La Ascensión del Señor, Ciclo B

Voy al Padre

Autor: Padre Pablo Largo Domínguez

 

 

Hace unas dos semanas se publicó un libro que lleva este título: “Dejadme ir al Padre”. Reproduce una frase pronunciada por Juan Pablo II poco antes de fallecer, quizá la víspera de su muerte. Era una especie de indicación de que no lo retuvieran más tiempo. No tenía sentido intentar prolongar unas horas o unos días más su vida. Era también expresión de un camino interior que estaba haciendo: los últimos pasos hacia el encuentro con el Dios vivo.

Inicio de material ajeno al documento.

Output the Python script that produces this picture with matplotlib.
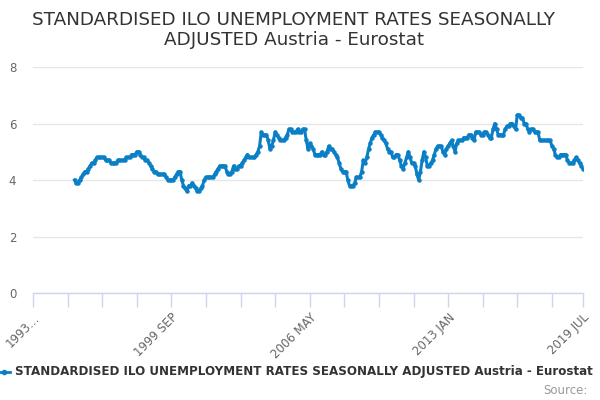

Las palabras de Juan Pablo II son un eco de las de Jesús en su discurso de despedida: “Salí del Padre y vine al mundo; ahora dejo el mundo y voy al Padre”. Con ellas nos revelaba que tenía un adónde. Su adónde no era la muerte sin más; la muerte no era el término, la estación final, era más bien el punto decisivo de un tránsito. Sí, la hora de la muerte era la hora del tránsito hacia su término definitivo: la casa del Padre, el mismo Padre. El Padre era el adónde de su camino en el tiempo; como también es su adónde eterno: el Verbo, que vive en el Padre, está de forma permanente vuelto hacia él, como dirigiéndose a él”.

“Salí del Padre y vine al mundo; ahora dejo el mundo y voy al Padre”. Quien pronuncia estas palabras no es un solitario que sale una tarde de paseo, viene a darse una vuelta por esta tierra y luego regresa, también solitario, al punto de origen. Su presencia entre nosotros no es la del que rehúye el trato con los demás, esquiva todo encuentro y, al marcharse, se sacude por fuera hasta el polvo de los pies y por dentro hasta la más leve y menuda huella de recuerdos, no digamos ya de amores.

Todo lo contrario. Basta evocar esta declaración de Jesús: “cuando yo sea elevado, atraeré a todos hacia mí”. Su misión era precisamente la de congregar todo un pueblo para Dios, la de crear una comunidad abierta, ilimitada, a partir del tronco del viejo pueblo de Israel, la de arracimarnos a todos junto a sí. Tan incomprensible como es que una cabeza se separe del cuerpo y lo deje rezagado, así de incomprensible es Cristo sin este Cuerpo suyo que es la Iglesia. Jesús resucitado no va al Padre con un cuerpo glorioso suelto y sin amarres, por así decir; ahora forma parte de él el cuerpo eclesial que formamos nosotros.

Somos todavía un pueblo que habita en el mundo, en esta creación de Dios. Vivimos en el tiempo; pero no simplemente como quien está haciendo tiempo hasta que llegue la hora y el turno de entrar en la casa de Dios, lo mismo que quien se pone a la cola y hace tiempo para entrar en un espectáculo. Nuestra historia presente no es una simple pausa, un paréntesis, un compás de espera, un tiempo muerto. Tenemos una misión, que se relaciona directamente con ese destino definitivo desde el que tira de nosotros el Señor.

Nuestra misión es edificar el cuerpo de Cristo, dejar que el Señor glorioso se enseñoree de verdad de todas las zonas de nuestra personalidad, caminar hacia nuestra propia verdad, llegar a ser hombres perfectos hasta alcanzar en plenitud la talla de Cristo; nuestra misión es hacernos cuerpo de Cristo, ser cuerpo de Cristo, es decir, hacerle a Él presente y manifiesto en cada rincón y ámbito en que vivimos: la casa, la calle, el lugar de trabajo, las áreas de descanso, las regiones del dolor, los distintos espacios sociales. ¿Cómo? Cada uno nos lo hemos de preguntar ante Dios y abiertos a lo que nos insinúe su Espíritu. El evangelista nos señala, con un lenguaje sorprendente, esos dones que tienen los creyentes: más que de hablar varios de estos viejos idiomas nuestros, se trata de hablar lenguas nuevas, de crear nuevas formas de comunicación, de romper barreras que nos separan; más que de disfrutar de una extraña inmunidad, parece que se nos impulsa a vencer el mal de pensamiento, palabra, obra y omisión; más aún que de extraños exorcismos, se nos habla de ese poder liberador que arranca de su esclavitud a personas que viven sujetas a sus viejos demonios. 

Y más que de hacer milagros de curación, la Ascensión nos invita e impulsa a levantar cabeza y a ayudar a otros a que levanten cabeza; nos invita a peregrinar y a caminar juntos, como hermanos; nos invita dejar que Cristo se enseñoree de nosotros e irradie su vida en derredor nuestro.